The then US President, Bill Clinton, announced Nixon’s death at the White House, praising his predecessor as “a statesman who sought to build a lasting structure of peace”.
Not everyone shared Clinton’s view. A polarising figure who won a record landslide and resigned in disgrace 21 months later, Nixon received a scathing obituary by celebrated Gonzo writer Hunter S Thompson, who described the former president as “a crook” and an “American monster” in Rolling Stone magazine.
In other news, Norwegian explorer Borge Ousland became the first person to reach the North Pole alone and without help after a 52-day trek dragging a sledge across the icecap.
“He reached the pole and sent a satellite transmission saying: ‘Expedition ended - want pick-up’,” his spokesman, Hans Christian Erlandsen, told the media.
Back on home soil, the Prime Minister hailed a double dose of good economic news: a drop in unemployment and a £4 billion windfall on the public debt.
But the figures failed to dent speculation among many Conservative MPs that John Major’s days as Prime Minister were numbered.

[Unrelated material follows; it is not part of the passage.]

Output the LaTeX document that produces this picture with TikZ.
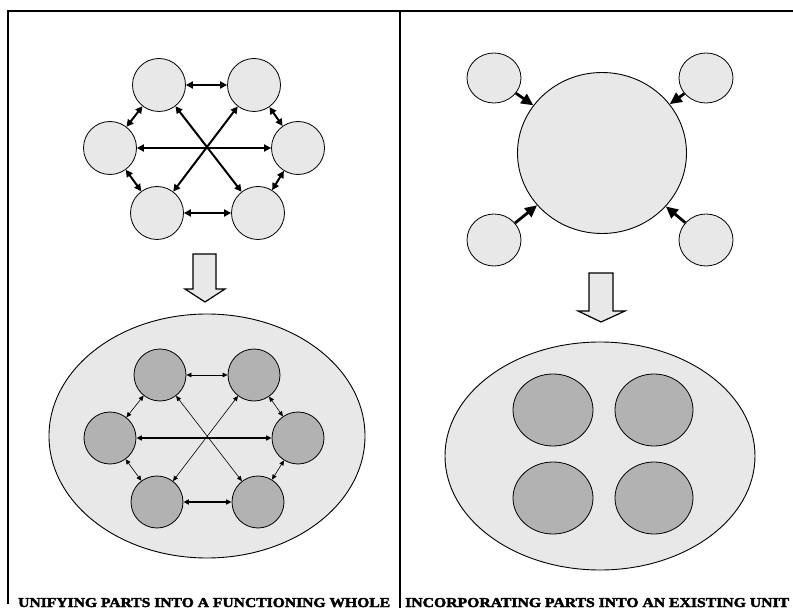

The City was not impressed either and noted gloomily the possible inflationary pressures of a slight rise in average earnings.

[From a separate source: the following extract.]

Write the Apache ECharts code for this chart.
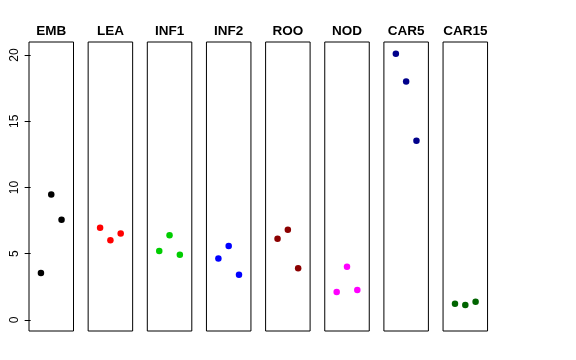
<!DOCTYPE html>
<html>
<head>
<meta charset="utf-8">
<script src="https://cdn.jsdelivr.net/npm/echarts@6/dist/echarts.min.js"></script>
<style>html,body{margin:0;padding:0;background:#fff}#c{width:576px;height:360px}</style>
</head>
<body>
<div id="c"></div>
<script>
const panels = ["EMB","LEA","INF1","INF2","ROO","NOD","CAR5","CAR15"];
const colors = ["#000000","#FF0000","#00CD00","#0000FF","#8B0000","#FF00FF","#00008B","#006400"];
const EMB = [3.55, 9.48, 7.57];
const LEA = [6.97, 6.01, 6.52];
const INF1 = [5.21, 6.39, 4.93];
const INF2 = [4.65, 5.58, 3.42];
const ROO = [6.14, 6.82, 3.90];
const NOD = [2.11, 4.02, 2.26];
const CAR5 = [20.1, 17.99, 13.53];
const CAR15 = [1.23, 1.13, 1.38];
const yTicks = [0, 5, 10, 15, 20];
const values = [EMB, LEA, INF1, INF2, ROO, NOD, CAR5, CAR15];

const grids = [], xAxes = [], yAxes = [], series = [], titles = [];
const left0 = 29, step = 59.15, w = 44.5;
panels.forEach((name, i) => {
  const l = left0 + i * step;
  grids.push({left: l, top: 42, width: w, height: 289, show: true, borderColor: '#000', borderWidth: 1, backgroundColor: 'transparent'});
  xAxes.push({gridIndex: i, type: 'value', min: -0.16, max: 4.16, show: false});
  yAxes.push({
    gridIndex: i, type: 'value', min: -0.83, max: 20.98, show: i === 0, offset: 2,
    splitLine: {show: false},
    axisLine: {show: false},
    axisTick: {show: true, length: 6, lineStyle: {color: '#000'}, customValues: yTicks},
    axisLabel: {show: true, rotate: 90, color: '#000', fontSize: 12, fontFamily: 'Liberation Sans, Arial, sans-serif', margin: 6, customValues: yTicks}
  });
  series.push({
    type: 'scatter', xAxisIndex: i, yAxisIndex: i, symbol: 'circle', symbolSize: 6.5,
    itemStyle: {color: colors[i], opacity: 1},
    data: values[i].map((v, j) => [j + 1, v]),
    silent: true
  });
  titles.push({
    text: name, left: l + w / 2, top: 24, textAlign: 'center', padding: 0,
    textStyle: {fontSize: 13.5, fontWeight: 'bold', color: '#000', fontFamily: 'Liberation Sans, Arial, sans-serif'}
  });
});

const chart = echarts.init(document.getElementById('c'), null, {renderer: 'canvas'});
chart.setOption({
  animation: false,
  backgroundColor: '#fff',
  title: titles,
  grid: grids,
  xAxis: xAxes,
  yAxis: yAxes,
  series: series
});
</script>
</body>
</html>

Major stayed in power for another three years before going on to lose the 1997 general election, in one of the largest electoral defeats since the Great Reform Act of 1832.

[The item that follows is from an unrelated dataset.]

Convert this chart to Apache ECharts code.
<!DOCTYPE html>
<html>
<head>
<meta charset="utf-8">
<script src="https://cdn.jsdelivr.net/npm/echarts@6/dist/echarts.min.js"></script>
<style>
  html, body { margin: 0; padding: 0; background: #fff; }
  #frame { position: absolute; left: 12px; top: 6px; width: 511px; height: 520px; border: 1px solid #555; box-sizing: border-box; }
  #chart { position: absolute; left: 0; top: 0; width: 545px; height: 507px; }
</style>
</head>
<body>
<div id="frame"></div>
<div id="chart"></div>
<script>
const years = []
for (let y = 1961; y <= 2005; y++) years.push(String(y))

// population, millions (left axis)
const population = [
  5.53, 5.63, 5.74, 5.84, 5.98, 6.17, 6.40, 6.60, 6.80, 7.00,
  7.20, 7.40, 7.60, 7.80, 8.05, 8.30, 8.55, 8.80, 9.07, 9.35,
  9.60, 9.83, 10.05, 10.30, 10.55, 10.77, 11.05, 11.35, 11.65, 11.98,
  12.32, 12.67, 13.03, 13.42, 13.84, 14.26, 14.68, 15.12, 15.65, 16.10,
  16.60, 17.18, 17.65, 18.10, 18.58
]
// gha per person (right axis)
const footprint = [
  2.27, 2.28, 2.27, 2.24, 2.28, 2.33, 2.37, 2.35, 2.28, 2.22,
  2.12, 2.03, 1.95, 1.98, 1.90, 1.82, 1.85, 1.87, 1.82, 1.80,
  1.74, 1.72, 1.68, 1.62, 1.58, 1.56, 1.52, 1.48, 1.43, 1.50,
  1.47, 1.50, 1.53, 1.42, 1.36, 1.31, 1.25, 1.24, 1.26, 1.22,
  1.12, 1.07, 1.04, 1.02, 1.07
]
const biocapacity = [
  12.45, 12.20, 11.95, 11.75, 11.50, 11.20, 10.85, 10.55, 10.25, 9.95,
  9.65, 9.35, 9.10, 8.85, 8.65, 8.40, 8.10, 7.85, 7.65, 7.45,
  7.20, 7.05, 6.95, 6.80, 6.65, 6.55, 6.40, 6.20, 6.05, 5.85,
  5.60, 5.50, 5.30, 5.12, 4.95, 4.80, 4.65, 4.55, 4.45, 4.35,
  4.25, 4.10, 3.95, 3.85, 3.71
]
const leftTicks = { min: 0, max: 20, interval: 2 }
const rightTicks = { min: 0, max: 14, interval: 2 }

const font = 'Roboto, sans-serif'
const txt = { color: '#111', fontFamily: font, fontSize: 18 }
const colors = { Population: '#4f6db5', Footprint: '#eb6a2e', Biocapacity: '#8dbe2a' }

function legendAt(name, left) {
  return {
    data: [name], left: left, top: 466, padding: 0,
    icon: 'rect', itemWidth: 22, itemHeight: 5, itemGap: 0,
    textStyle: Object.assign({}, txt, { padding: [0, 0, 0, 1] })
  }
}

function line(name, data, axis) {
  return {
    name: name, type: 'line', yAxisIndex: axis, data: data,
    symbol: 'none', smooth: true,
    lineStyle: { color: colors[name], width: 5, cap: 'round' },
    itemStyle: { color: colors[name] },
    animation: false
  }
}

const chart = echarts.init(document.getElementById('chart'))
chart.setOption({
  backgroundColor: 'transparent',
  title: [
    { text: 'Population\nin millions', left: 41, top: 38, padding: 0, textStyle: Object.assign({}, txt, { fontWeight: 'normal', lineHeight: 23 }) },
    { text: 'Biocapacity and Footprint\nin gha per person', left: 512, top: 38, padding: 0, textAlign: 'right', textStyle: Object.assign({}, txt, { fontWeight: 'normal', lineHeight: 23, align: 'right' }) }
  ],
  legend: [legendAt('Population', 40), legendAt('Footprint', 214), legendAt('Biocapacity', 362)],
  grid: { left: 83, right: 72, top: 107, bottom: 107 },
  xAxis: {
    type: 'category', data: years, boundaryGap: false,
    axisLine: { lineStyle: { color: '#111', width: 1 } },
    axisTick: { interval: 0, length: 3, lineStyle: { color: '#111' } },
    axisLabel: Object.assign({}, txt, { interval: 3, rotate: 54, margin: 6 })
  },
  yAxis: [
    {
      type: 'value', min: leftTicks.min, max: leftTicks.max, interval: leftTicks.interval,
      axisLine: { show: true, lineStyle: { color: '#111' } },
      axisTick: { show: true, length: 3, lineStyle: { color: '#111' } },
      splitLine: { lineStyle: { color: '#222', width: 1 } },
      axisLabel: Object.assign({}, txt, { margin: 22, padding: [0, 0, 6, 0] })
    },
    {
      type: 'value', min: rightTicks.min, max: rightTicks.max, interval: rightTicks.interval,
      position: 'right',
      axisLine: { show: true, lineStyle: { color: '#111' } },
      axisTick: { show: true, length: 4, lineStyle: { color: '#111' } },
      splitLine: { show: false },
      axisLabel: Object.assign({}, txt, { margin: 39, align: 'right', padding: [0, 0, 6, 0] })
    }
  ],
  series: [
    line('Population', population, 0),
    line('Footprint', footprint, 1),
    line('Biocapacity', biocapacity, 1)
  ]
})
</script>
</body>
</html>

Italy’s “marriage of the century”, between a 93-year-old woman and a 24-year-old man, was called off this week in 1994 when the couple appeared to have eloped after news of their planned wedding had made international headlines.
Margherita Bazzani and Andrea Pezzoni were to have exchanged vows at a registry office in Turin but the couple failed to put in an appearance as a horde of reporters and cameramen waited outside.
Mrs Bazzani, a wealthy widow, said the week before that she had thought of adopting Pezzoni, a biscuit maker, but that marriage was quicker.